### WORK INSTRUCTIONS
Reproduce the data exactly and drop any pictures it holds.

|---|

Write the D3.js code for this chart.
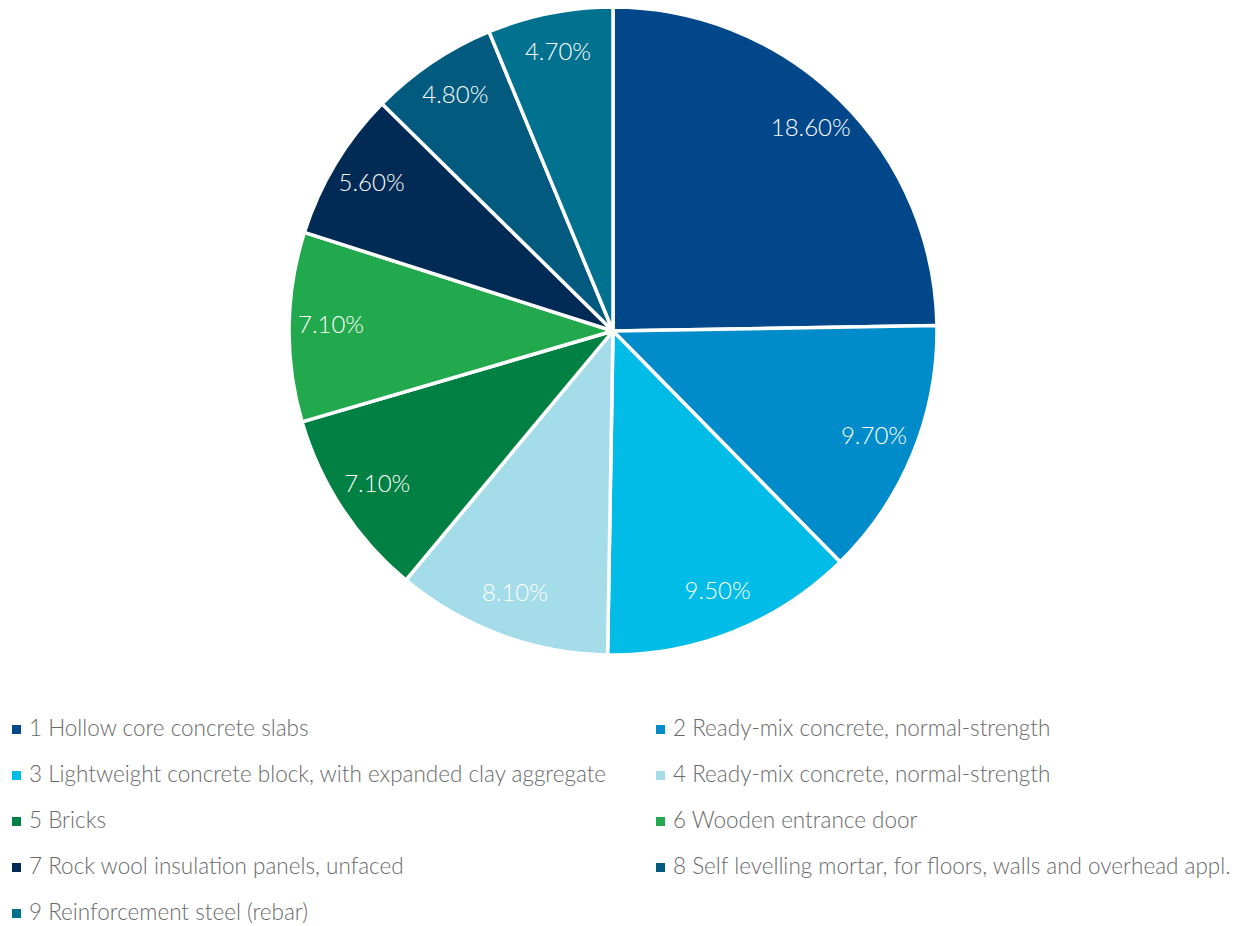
<!DOCTYPE html>
<html>
<head>
<meta charset="utf-8">
<script src="https://cdn.jsdelivr.net/npm/d3@7"></script>
<style>
  body { margin: 0; background: #fff; }
  svg { display: block; font-family: 'Source Sans Pro', Lato, 'Open Sans', sans-serif; font-weight: 300; }
</style>
</head>
<body>
<main></main>
<script>
const categories = [
  '1 Hollow core concrete slabs',
  '2 Ready-mix concrete, normal-strength',
  '3 Lightweight concrete block, with expanded clay aggregate',
  '4 Ready-mix concrete, normal-strength',
  '5 Bricks',
  '6 Wooden entrance door',
  '7 Rock wool insulation panels, unfaced',
  '8 Self levelling mortar, for floors, walls and overhead appl.',
  '9 Reinforcement steel (rebar)',
];
const values = [18.6, 9.7, 9.5, 8.1, 7.1, 7.1, 5.6, 4.8, 4.7];
const colors = [
  '#02478a',
  '#008bcb',
  '#00bce6',
  '#a4dcea',
  '#008043',
  '#22a84d',
  '#012a55',
  '#025a7e',
  '#00718f',
];

const dimensions = {
  width: 1247,
  height: 926,
  cx: 613,
  cy: 331,
  radius: 324,
  labelRadius: 282,
};

const data = categories.map((name, i) => ({ name, value: values[i], color: colors[i] }));

const svg = d3
  .select('main')
  .append('svg')
  .attr('width', dimensions.width)
  .attr('height', dimensions.height);

const pie = d3
  .pie()
  .sort(null)
  .value(d => d.value);

const arcs = pie(data);

const arc = d3.arc().innerRadius(0).outerRadius(dimensions.radius);
const labelArc = d3
  .arc()
  .innerRadius(dimensions.labelRadius)
  .outerRadius(dimensions.labelRadius);

const pieGroup = svg
  .append('g')
  .attr('transform', `translate(${dimensions.cx} ${dimensions.cy})`);

pieGroup
  .selectAll('path')
  .data(arcs)
  .join('path')
  .attr('d', arc)
  .attr('fill', d => d.data.color)
  .attr('stroke', '#fff')
  .attr('stroke-width', 3.5)
  .attr('stroke-linejoin', 'round');

pieGroup
  .selectAll('text')
  .data(arcs)
  .join('text')
  .attr('transform', d => `translate(${labelArc.centroid(d)})`)
  .attr('text-anchor', 'middle')
  .attr('dominant-baseline', 'middle')
  .attr('fill', '#fff')
  .attr('font-size', 24)
  .text(d => `${d.data.value.toFixed(2)}%`);

// legend, two columns
const legend = svg.append('g');
const legendItem = legend
  .selectAll('g')
  .data(data)
  .join('g')
  .attr('transform', (d, i) => {
    const x = i % 2 === 0 ? 12 : 656;
    const y = 730 + Math.floor(i / 2) * 46;
    return `translate(${x} ${y})`;
  });

legendItem
  .append('rect')
  .attr('x', 0)
  .attr('y', -5)
  .attr('width', 9)
  .attr('height', 9)
  .attr('fill', d => d.color);

legendItem
  .append('text')
  .attr('x', 17)
  .attr('dominant-baseline', 'middle')
  .attr('fill', '#6a6a6a')
  .attr('font-size', 22.5)
  .text(d => d.name);
</script>
</body>
</html>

|---|

### RESULT FOR THIS EXERCISE
Write the D3.js code for this chart.
<!DOCTYPE html>
<html>
<head>
<meta charset="utf-8">
<script src="https://cdn.jsdelivr.net/npm/d3@7"></script>
<style>
  body { margin: 0; background: #fff; }
  svg { display: block; font-family: 'Source Sans Pro', Lato, 'Open Sans', sans-serif; font-weight: 300; }
</style>
</head>
<body>
<main></main>
<script>
const categories = [
  '1 Hollow core concrete slabs',
  '2 Ready-mix concrete, normal-strength',
  '3 Lightweight concrete block, with expanded clay aggregate',
  '4 Ready-mix concrete, normal-strength',
  '5 Bricks',
  '6 Wooden entrance door',
  '7 Rock wool insulation panels, unfaced',
  '8 Self levelling mortar, for floors, walls and overhead appl.',
  '9 Reinforcement steel (rebar)',
];
const values = [18.6, 9.7, 9.5, 8.1, 7.1, 7.1, 5.6, 4.8, 4.7];
const colors = [
  '#02478a',
  '#008bcb',
  '#00bce6',
  '#a4dcea',
  '#008043',
  '#22a84d',
  '#012a55',
  '#025a7e',
  '#00718f',
];

const dimensions = {
  width: 1247,
  height: 926,
  cx: 613,
  cy: 331,
  radius: 324,
  labelRadius: 282,
};

const data = categories.map((name, i) => ({ name, value: values[i], color: colors[i] }));

const svg = d3
  .select('main')
  .append('svg')
  .attr('width', dimensions.width)
  .attr('height', dimensions.height);

const pie = d3
  .pie()
  .sort(null)
  .value(d => d.value);

const arcs = pie(data);

const arc = d3.arc().innerRadius(0).outerRadius(dimensions.radius);
const labelArc = d3
  .arc()
  .innerRadius(dimensions.labelRadius)
  .outerRadius(dimensions.labelRadius);

const pieGroup = svg
  .append('g')
  .attr('transform', `translate(${dimensions.cx} ${dimensions.cy})`);

pieGroup
  .selectAll('path')
  .data(arcs)
  .join('path')
  .attr('d', arc)
  .attr('fill', d => d.data.color)
  .attr('stroke', '#fff')
  .attr('stroke-width', 3.5)
  .attr('stroke-linejoin', 'round');

pieGroup
  .selectAll('text')
  .data(arcs)
  .join('text')
  .attr('transform', d => `translate(${labelArc.centroid(d)})`)
  .attr('text-anchor', 'middle')
  .attr('dominant-baseline', 'middle')
  .attr('fill', '#fff')
  .attr('font-size', 24)
  .text(d => `${d.data.value.toFixed(2)}%`);

// legend, two columns
const legend = svg.append('g');
const legendItem = legend
  .selectAll('g')
  .data(data)
  .join('g')
  .attr('transform', (d, i) => {
    const x = i % 2 === 0 ? 12 : 656;
    const y = 730 + Math.floor(i / 2) * 46;
    return `translate(${x} ${y})`;
  });

legendItem
  .append('rect')
  .attr('x', 0)
  .attr('y', -5)
  .attr('width', 9)
  .attr('height', 9)
  .attr('fill', d => d.color);

legendItem
  .append('text')
  .attr('x', 17)
  .attr('dominant-baseline', 'middle')
  .attr('fill', '#6a6a6a')
  .attr('font-size', 22.5)
  .text(d => d.name);
</script>
</body>
</html>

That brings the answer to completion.